Malgré la situation chaotique en Haïti, les préfectures de Guadeloupe et de Guyane continuent d’expulser des personnes vers ce pays en crise, ce en dépit de la suspension systématique des expulsions par la Cour européenne des droits de l’Homme (CEDH) depuis décembre 2023, pour les personnes qui la saisissent. La Cimade qui dénonce ces pratiques a récemment publié plusieurs articles sur son site pour alerter sur la situation.

Monsieur B., ressortissant haïtien, est enfermé pendant 18 jours au Centre de rétention administrative (CRA) de Guyane où il redemande un réexamen de sa demande d’asile, rejetée par l’Office français de protection des réfugiés et des apatrides (Ofpra). “Il est informé qu’il va être transféré au CRA de Guadeloupe le soir même et qu’il doit embarquer sur un vol à destination d’Haïti le lendemain. Le lundi matin, la CEDH est saisie en urgence. Quelques instants avant le décollage, elle suspend in extremis l’expulsion de M.B., qui se trouvait déjà sur le tarmac de l’aéroport. Il est ramené au CRA de Guadeloupe, puis au CRA de Guyane le lendemain”, raconte la Cimade sur son site.

Il semblerait que cinq autres personnes haïtiennes, résidant à Saint-Martin et en Guadeloupe, n’ont pas eu la même chance et auraient embarqué sur ce vol pour être expulsées.

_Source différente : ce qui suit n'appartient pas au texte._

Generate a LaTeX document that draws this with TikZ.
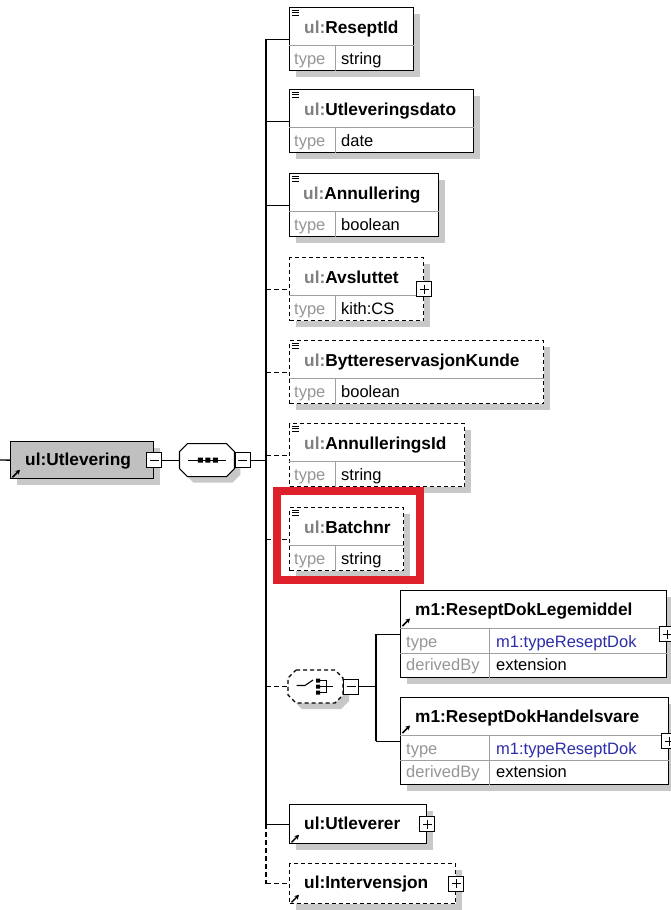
\documentclass[tikz,border=0pt]{standalone}
\usepackage{fontspec}
\setmainfont{Liberation Sans}
\usetikzlibrary{positioning,shadows,arrows.meta}
\definecolor{shadegrey}{RGB}{200,200,200}
\definecolor{rootgrey}{RGB}{192,192,192}
\definecolor{nsgrey}{RGB}{128,128,128}
\definecolor{labelgrey}{RGB}{150,150,150}
\definecolor{rulegrey}{RGB}{160,160,160}
\definecolor{typeblue}{RGB}{45,45,170}
\definecolor{markred}{RGB}{222,32,42}
\newcommand\elemfont{\fontsize{17.3}{20}\selectfont\bfseries}
\newcommand\cellfont{\fontsize{16.5}{19}\selectfont}
\newcommand\nspfx[1]{\textcolor{nsgrey}{#1}}
\begin{document}
\begin{tikzpicture}[x=1pt,y=-1pt,
    elbox/.style={draw,line width=1.3pt,fill=white,anchor=north west,inner sep=0pt,minimum height=63pt,
      drop shadow={shadow xshift=6pt,shadow yshift=-6pt,fill=shadegrey,opacity=1}},
    optbox/.style={elbox,dash pattern=on 4pt off 3pt},
    ename/.style={anchor=base west,inner sep=0pt,font=\elemfont},
    tlabel/.style={anchor=base west,inner sep=0pt,font=\cellfont,text=labelgrey},
    tvalue/.style={anchor=base west,inner sep=0pt,font=\cellfont},
    cellrule/.style={draw=rulegrey,line width=0.9pt},
    wire/.style={line width=1.3pt},
    optwire/.style={wire,dash pattern=on 5pt off 3pt},
    minusbox/.style={draw,fill=white,line width=0.9pt,minimum size=15pt,inner sep=0pt,
      path picture={\draw[line width=0.9pt] ([xshift=3pt]path picture bounding box.west) -- ([xshift=-3pt]path picture bounding box.east);}},
    plusbox/.style={draw,fill=white,line width=0.9pt,minimum size=15pt,inner sep=0pt,
      path picture={\draw[line width=0.9pt] ([xshift=3pt]path picture bounding box.west) -- ([xshift=-3pt]path picture bounding box.east)
        ([yshift=-3pt]path picture bounding box.north) -- ([yshift=3pt]path picture bounding box.south);}},
    groupbox/.style={minimum width=55pt,minimum height=33pt,inner sep=0pt},
    octagon/.pic={
      \fill[shadegrey,shift={(6,6)}] (-19.5,-16.5) -- (19.5,-16.5) -- (27.5,-8.5) -- (27.5,8.5) -- (19.5,16.5)
        -- (-19.5,16.5) -- (-27.5,8.5) -- (-27.5,-8.5) -- cycle;
      \draw[fill=white,line width=1.1pt,pic actions] (-19.5,-16.5) -- (19.5,-16.5) -- (27.5,-8.5) -- (27.5,8.5)
        -- (19.5,16.5) -- (-19.5,16.5) -- (-27.5,8.5) -- (-27.5,-8.5) -- cycle;},
    docmark/.pic={\draw[line width=0.9pt] (3,3) -- (10,3) (3,5.5) -- (10,5.5) (3,8) -- (10,8);},
    refmark/.pic={\draw[line width=1.5pt,-{Stealth[length=4.5pt,width=5pt]}] (2.5,-2) -- (10,-9.5);}]
\fill[white] (0,0) rectangle (670,910);
\useasboundingbox (0,0) rectangle (670,910);
\coordinate (in) at (0,460);
\coordinate (bus) at (266,0);
\coordinate (fork) at (376,0);

% root element and sequence
\node[elbox,fill=rootgrey,minimum width=143pt,minimum height=37pt] (root) at (10,441) {};
\node[ename] (rootname) at ([shift={(15,24)}]root.north west) {ul:Utlevering};
\pic at (root.south west) {refmark};
\node[minusbox] (rootm) at (root.east) {};
\node[groupbox,right=17pt of rootm] (seq) {};
\pic at (seq.center) {octagon};
\node[minusbox,right=0pt of seq] (seqm) {};
\begin{scope}[shift={(seq.center)}]
  \draw[line width=1.1pt] (-19,0) -- (19,0);
  \fill (-9,-2.5) rectangle ++(5,5) (-1.5,-2.5) rectangle ++(5,5) (6,-2.5) rectangle ++(5,5);
\end{scope}

% children of the sequence
\node[elbox,minimum width=124pt] (rid) at (289,7) {};
\pic at (rid.north west) {docmark};
\node[ename] (ridname) at ([shift={(15,26)}]rid.north west) {\nspfx{ul:}ReseptId};
\draw[cellrule] ([yshift=-38pt]rid.north west) -- ([yshift=-38pt]rid.north east)
                ([shift={(46,38)}]rid.north west) -- ([xshift=46pt]rid.south west);
\node[tlabel] (ridtype) at ([shift={(5,57)}]rid.north west) {type};
\node[tvalue] (ridvalue) at ([shift={(52,57)}]rid.north west) {string};

\node[elbox,minimum width=184pt] (udt) at (289,89) {};
\pic at (udt.north west) {docmark};
\node[ename] (udtname) at ([shift={(15,26)}]udt.north west) {\nspfx{ul:}Utleveringsdato};
\draw[cellrule] ([yshift=-38pt]udt.north west) -- ([yshift=-38pt]udt.north east)
                ([shift={(46,38)}]udt.north west) -- ([xshift=46pt]udt.south west);
\node[tlabel] (udttype) at ([shift={(5,57)}]udt.north west) {type};
\node[tvalue] (udtvalue) at ([shift={(52,57)}]udt.north west) {date};

\node[elbox,minimum width=149pt] (ann) at (289,173) {};
\pic at (ann.north west) {docmark};
\node[ename] (annname) at ([shift={(14,26)}]ann.north west) {\nspfx{ul:}Annullering};
\draw[cellrule] ([yshift=-38pt]ann.north west) -- ([yshift=-38pt]ann.north east)
                ([shift={(46,38)}]ann.north west) -- ([xshift=46pt]ann.south west);
\node[tlabel] (anntype) at ([shift={(5,57)}]ann.north west) {type};
\node[tvalue] (annvalue) at ([shift={(52,57)}]ann.north west) {boolean};

\node[optbox,minimum width=134pt] (avs) at (289,257) {};
\node[ename] (avsname) at ([shift={(15,26)}]avs.north west) {\nspfx{ul:}Avsluttet};
\draw[cellrule] ([yshift=-38pt]avs.north west) -- ([yshift=-38pt]avs.north east)
                ([shift={(46,38)}]avs.north west) -- ([xshift=46pt]avs.south west);
\node[tlabel] (avstype) at ([shift={(5,57)}]avs.north west) {type};
\node[tvalue] (avsvalue) at ([shift={(52,57)}]avs.north west) {kith:CS};
\node[plusbox] (avsp) at (avs.east) {};

\node[optbox,minimum width=254pt] (byt) at (289,340) {};
\pic at (byt.north west) {docmark};
\node[ename] (bytname) at ([shift={(15,26)}]byt.north west) {\nspfx{ul:}ByttereservasjonKunde};
\draw[cellrule] ([yshift=-38pt]byt.north west) -- ([yshift=-38pt]byt.north east)
                ([shift={(46,38)}]byt.north west) -- ([xshift=46pt]byt.south west);
\node[tlabel] (byttype) at ([shift={(5,57)}]byt.north west) {type};
\node[tvalue] (bytvalue) at ([shift={(52,57)}]byt.north west) {boolean};

\node[optbox,minimum width=175pt] (aid) at (289,423) {};
\pic at (aid.north west) {docmark};
\node[ename] (aidname) at ([shift={(15,26)}]aid.north west) {\nspfx{ul:}AnnulleringsId};
\draw[cellrule] ([yshift=-38pt]aid.north west) -- ([yshift=-38pt]aid.north east)
                ([shift={(46,38)}]aid.north west) -- ([xshift=46pt]aid.south west);
\node[tlabel] (aidtype) at ([shift={(5,57)}]aid.north west) {type};
\node[tvalue] (aidvalue) at ([shift={(52,57)}]aid.north west) {string};

\node[optbox,minimum width=114pt] (bat) at (289,507) {};
\pic at (bat.north west) {docmark};
\node[ename] (batname) at ([shift={(15,26)}]bat.north west) {\nspfx{ul:}Batchnr};
\draw[cellrule] ([yshift=-38pt]bat.north west) -- ([yshift=-38pt]bat.north east)
                ([shift={(46,38)}]bat.north west) -- ([xshift=46pt]bat.south west);
\node[tlabel] (battype) at ([shift={(5,57)}]bat.north west) {type};
\node[tvalue] (batvalue) at ([shift={(52,57)}]bat.north west) {string};

% choice
\node[groupbox] (chc) at (315.5,686.5) {};
\pic[dash pattern=on 4pt off 3pt] at (chc.center) {octagon};
\node[minusbox,right=0pt of chc] (chcm) {};
\begin{scope}[shift={(chc.center)}]
  \draw[line width=1.1pt] (-19,-1) -- (-10.5,-1) -- (-2.5,-6.5);
  \fill (0.5,-8) rectangle ++(4,4) (0.5,-2) rectangle ++(4,4) (0.5,4) rectangle ++(4,4);
  \draw[line width=1pt] (4.5,-6) -- (11,-6) -- (11,6) -- (4.5,6) (4.5,0) -- (17,0);
\end{scope}

\node[elbox,minimum width=266pt,minimum height=87pt] (leg) at (400,590) {};
\pic at ([yshift=-38pt]leg.north west) {refmark};
\node[ename] (legname) at ([shift={(15,25)}]leg.north west) {m1:ReseptDokLegemiddel};
\draw[cellrule] ([yshift=-38pt]leg.north west) -- ([yshift=-38pt]leg.north east)
                ([yshift=-63pt]leg.north west) -- ([yshift=-63pt]leg.north east)
                ([shift={(89,38)}]leg.north west) -- ([xshift=89pt]leg.south west);
\node[tlabel] (legtype) at ([shift={(6,57)}]leg.north west) {type};
\node[tvalue,text=typeblue] (legtypev) at ([shift={(96,57)}]leg.north west) {m1:typeReseptDok};
\node[tlabel] (legder) at ([shift={(6,80)}]leg.north west) {derivedBy};
\node[tvalue] (legderv) at ([shift={(96,80)}]leg.north west) {extension};
\node[plusbox] (legp) at (leg.east) {};

\node[elbox,minimum width=268pt,minimum height=87pt] (han) at (400,697) {};
\pic at ([yshift=-38pt]han.north west) {refmark};
\node[ename] (hanname) at ([shift={(15,25)}]han.north west) {m1:ReseptDokHandelsvare};
\draw[cellrule] ([yshift=-38pt]han.north west) -- ([yshift=-38pt]han.north east)
                ([yshift=-63pt]han.north west) -- ([yshift=-63pt]han.north east)
                ([shift={(89,38)}]han.north west) -- ([xshift=89pt]han.south west);
\node[tlabel] (hantype) at ([shift={(6,57)}]han.north west) {type};
\node[tvalue,text=typeblue] (hantypev) at ([shift={(96,57)}]han.north west) {m1:typeReseptDok};
\node[tlabel] (hander) at ([shift={(6,80)}]han.north west) {derivedBy};
\node[tvalue] (handerv) at ([shift={(96,80)}]han.north west) {extension};
\node[plusbox] (hanp) at (han.east) {};

% references at the end
\node[elbox,minimum width=137pt,minimum height=39pt] (utl) at (289,804) {};
\pic at (utl.south west) {refmark};
\node[ename] (utlname) at ([shift={(15,25)}]utl.north west) {ul:Utleverer};
\node[plusbox] (utlp) at (utl.east) {};

\node[optbox,minimum width=166pt,minimum height=40pt] (intv) at (289,863) {};
\pic at (intv.south west) {refmark};
\node[ename] (intvname) at ([shift={(15,25)}]intv.north west) {ul:Intervensjon};
\node[plusbox] (intvp) at (intv.east) {};

% connectors
\draw[wire] (in) -- (root.west);
\draw[wire] (rootm.east) -- (seq.west);
\draw[wire] (seqm.east) -- (bus |- seqm.east);
\draw[wire] (bus |- rid.west) -- (bus |- utl.west);
\draw[optwire] (bus |- utl.west) -- (bus |- intv.west);
\draw[wire] (bus |- rid.west) -- (rid.west);
\draw[wire] (bus |- udt.west) -- (udt.west);
\draw[wire] (bus |- ann.west) -- (ann.west);
\draw[optwire] (bus |- avs.west) -- (avs.west);
\draw[optwire] (bus |- byt.west) -- (byt.west);
\draw[optwire] (bus |- aid.west) -- (aid.west);
\draw[optwire] (bus |- bat.west) -- (bat.west);
\draw[optwire] (bus |- chc.west) -- (chc.west);
\draw[wire] (chcm.east) -- (fork |- chcm.east);
\draw[wire] (fork |- leg.west) -- (fork |- han.west);
\draw[wire] (fork |- leg.west) -- (leg.west);
\draw[wire] (fork |- han.west) -- (han.west);
\draw[wire] (bus |- utl.west) -- (utl.west);
\draw[optwire] (bus |- intv.west) -- (intv.west);

% highlight
\draw[markred,line width=8pt] ([shift={(-12,-16)}]bat.north west) rectangle ([shift={(16,9)}]bat.south east);
\end{tikzpicture}
\end{document}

Dans un autre article datant de fin juillet, l’association raconte l’histoire de Pierre (prénom modifié), arrivé en France en 1993 pour ses études, installé en Guadeloupe depuis 1995, il a deux enfants français, aujourd’hui majeurs. “Titulaire d’un titre de séjour il n’a pas pu en obtenir le renouvellement en raison du nombre de justificatifs toujours plus importants demandés par la préfecture”. Après plusieurs mois d’assignation à résidence, Pierre est expulsé le 21 juillet à Port-au-Prince, “ville qu’il ne connait plus et qui est gangrénée par la violence des gangs et l’insécurité”, peut-on lire. “Sa demande d’asile est toujours pendante et ses craintes en cas de retour n’ont pas été étudiées par la CNDA”, indiquait la Cimade dans un article datant du 26 juillet.

“Ce mois de septembre semble avoir été marqué par de nouvelles expulsions vers Haïti”, dénonce la Cimade. “S’affranchissant des positions des organisations internationales, qui appellent depuis de nombreux mois à l’arrêt des expulsions vers Haïti, ainsi que de la jurisprudence de la CEDH et de la CNDA, les préfectures de Guadeloupe et de Guyane continuent d’enfermer, d’assigner à résidence et d’expulser des ressortissant.e.s haïtien.ne.s, au péril de leur vie”, pointe l’association. En 2023, sur 352 personnes placées dans le CRA de Guadeloupe, 127 d’entre-elles étaient ressortissantes haïtiennes. 183 personnes ont été éloignées d’après les chiffres de cinq associations. Au CRA de Guyane, sur 1.417 personnes placées, 588 étaient ressortissantes haïtiennes, en tout 468 personnes ont été éloignées l’an dernier.

Depuis décembre 2023, “la CEDH lorsqu’elle est saisie, suspend systématiquement les expulsions en raison de la situation de violence généralisée et la CNDA octroie fréquemment une protection aux ressortissant.e.s haïtien.ne.s victimes de ce conflit qu’elle a qualifié de « conflit armé interne d’intensité exceptionnelle ». Depuis quelques semaines, les juridictions guadeloupéennes se sont enfin saisies de cette question et rendent systématiquement des décisions favorables aux personnes haïtiennes, permettant d’éviter leur expulsion”, dénonce la Cimade.